■ TASK PROMPT ■
Give back the lines exactly, from the first one to the line with "const groupN = [152, 143, 48];", both ends included.
+--
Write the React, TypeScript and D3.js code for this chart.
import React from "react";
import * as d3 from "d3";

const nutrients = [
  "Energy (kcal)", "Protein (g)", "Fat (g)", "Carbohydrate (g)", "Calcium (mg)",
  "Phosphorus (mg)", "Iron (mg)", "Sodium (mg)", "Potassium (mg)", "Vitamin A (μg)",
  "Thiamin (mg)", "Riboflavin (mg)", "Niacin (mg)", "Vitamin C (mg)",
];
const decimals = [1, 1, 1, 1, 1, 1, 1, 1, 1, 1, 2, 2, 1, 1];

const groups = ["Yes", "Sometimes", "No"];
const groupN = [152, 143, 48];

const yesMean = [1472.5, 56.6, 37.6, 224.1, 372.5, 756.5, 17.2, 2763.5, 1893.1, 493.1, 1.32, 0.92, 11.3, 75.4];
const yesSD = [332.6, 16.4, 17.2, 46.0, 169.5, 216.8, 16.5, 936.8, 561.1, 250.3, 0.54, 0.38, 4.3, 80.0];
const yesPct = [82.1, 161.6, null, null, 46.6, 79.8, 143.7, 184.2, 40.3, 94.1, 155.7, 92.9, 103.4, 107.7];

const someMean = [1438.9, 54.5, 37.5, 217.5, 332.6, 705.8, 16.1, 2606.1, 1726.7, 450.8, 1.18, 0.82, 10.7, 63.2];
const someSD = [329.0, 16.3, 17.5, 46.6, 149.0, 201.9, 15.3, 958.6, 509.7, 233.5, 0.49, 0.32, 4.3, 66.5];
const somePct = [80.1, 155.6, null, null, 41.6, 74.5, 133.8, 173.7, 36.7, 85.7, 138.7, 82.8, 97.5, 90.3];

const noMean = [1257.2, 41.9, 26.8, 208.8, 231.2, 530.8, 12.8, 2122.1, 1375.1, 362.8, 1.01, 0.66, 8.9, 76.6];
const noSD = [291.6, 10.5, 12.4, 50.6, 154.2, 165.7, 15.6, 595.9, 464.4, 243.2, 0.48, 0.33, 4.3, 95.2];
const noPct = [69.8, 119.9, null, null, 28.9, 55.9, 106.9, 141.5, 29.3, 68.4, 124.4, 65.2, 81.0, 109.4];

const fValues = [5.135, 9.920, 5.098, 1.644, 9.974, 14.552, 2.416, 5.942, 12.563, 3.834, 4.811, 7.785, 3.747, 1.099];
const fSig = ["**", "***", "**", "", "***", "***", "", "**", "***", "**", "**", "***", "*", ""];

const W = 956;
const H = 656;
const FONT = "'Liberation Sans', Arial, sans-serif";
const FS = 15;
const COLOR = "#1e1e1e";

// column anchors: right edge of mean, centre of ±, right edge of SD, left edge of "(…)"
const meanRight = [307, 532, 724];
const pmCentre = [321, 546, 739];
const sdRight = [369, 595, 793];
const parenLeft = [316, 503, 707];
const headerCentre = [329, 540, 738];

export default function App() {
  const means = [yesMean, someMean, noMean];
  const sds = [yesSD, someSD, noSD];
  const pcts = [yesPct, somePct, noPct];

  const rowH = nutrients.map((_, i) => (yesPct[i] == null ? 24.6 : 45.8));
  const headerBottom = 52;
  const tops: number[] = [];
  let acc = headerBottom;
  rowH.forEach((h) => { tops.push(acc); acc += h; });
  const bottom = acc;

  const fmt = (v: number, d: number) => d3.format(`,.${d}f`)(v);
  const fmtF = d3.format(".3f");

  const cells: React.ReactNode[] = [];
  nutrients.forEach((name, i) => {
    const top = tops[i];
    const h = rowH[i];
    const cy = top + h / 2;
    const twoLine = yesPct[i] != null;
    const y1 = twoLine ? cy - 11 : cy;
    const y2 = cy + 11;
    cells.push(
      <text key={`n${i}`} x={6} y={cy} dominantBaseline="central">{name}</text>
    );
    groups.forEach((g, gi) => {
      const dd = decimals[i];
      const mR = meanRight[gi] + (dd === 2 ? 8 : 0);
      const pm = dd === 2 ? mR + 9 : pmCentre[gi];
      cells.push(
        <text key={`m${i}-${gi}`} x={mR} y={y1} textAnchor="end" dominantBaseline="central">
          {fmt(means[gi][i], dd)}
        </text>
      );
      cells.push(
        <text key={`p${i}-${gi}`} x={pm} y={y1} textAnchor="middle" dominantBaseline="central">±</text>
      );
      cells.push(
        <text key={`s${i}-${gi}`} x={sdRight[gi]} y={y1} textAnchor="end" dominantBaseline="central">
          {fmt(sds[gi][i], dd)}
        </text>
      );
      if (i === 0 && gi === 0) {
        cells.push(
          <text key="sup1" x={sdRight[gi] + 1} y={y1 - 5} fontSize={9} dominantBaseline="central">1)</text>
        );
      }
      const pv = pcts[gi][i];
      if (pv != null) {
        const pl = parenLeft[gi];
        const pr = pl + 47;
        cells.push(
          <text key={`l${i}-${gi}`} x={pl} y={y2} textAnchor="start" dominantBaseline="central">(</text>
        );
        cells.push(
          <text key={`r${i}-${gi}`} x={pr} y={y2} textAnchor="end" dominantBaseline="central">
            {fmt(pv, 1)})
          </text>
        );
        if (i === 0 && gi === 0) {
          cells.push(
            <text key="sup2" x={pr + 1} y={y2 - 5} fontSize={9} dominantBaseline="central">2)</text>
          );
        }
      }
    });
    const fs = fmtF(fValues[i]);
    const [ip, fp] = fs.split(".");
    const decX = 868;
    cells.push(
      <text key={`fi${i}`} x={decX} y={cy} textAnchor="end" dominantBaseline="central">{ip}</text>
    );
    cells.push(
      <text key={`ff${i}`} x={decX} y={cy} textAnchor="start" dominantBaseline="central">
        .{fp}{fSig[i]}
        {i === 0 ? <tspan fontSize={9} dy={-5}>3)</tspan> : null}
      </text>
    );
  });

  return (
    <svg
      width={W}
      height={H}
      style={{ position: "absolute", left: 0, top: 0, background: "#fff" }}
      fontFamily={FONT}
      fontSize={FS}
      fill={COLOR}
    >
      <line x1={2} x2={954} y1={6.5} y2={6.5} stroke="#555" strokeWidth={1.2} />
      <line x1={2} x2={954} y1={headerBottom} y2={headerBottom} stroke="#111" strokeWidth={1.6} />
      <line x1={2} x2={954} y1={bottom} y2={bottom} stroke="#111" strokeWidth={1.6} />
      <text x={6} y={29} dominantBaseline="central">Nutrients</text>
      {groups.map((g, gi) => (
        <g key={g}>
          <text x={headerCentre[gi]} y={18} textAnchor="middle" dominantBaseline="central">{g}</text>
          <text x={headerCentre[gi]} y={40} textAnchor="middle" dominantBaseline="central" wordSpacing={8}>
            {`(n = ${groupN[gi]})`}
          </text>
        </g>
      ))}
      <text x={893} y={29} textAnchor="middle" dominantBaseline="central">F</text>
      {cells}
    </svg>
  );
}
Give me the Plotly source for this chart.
+--
■ RESPONSE TO THIS EXERCISE ■
Write the React, TypeScript and D3.js code for this chart.
import React from "react";
import * as d3 from "d3";

const nutrients = [
  "Energy (kcal)", "Protein (g)", "Fat (g)", "Carbohydrate (g)", "Calcium (mg)",
  "Phosphorus (mg)", "Iron (mg)", "Sodium (mg)", "Potassium (mg)", "Vitamin A (μg)",
  "Thiamin (mg)", "Riboflavin (mg)", "Niacin (mg)", "Vitamin C (mg)",
];
const decimals = [1, 1, 1, 1, 1, 1, 1, 1, 1, 1, 2, 2, 1, 1];

const groups = ["Yes", "Sometimes", "No"];
const groupN = [152, 143, 48];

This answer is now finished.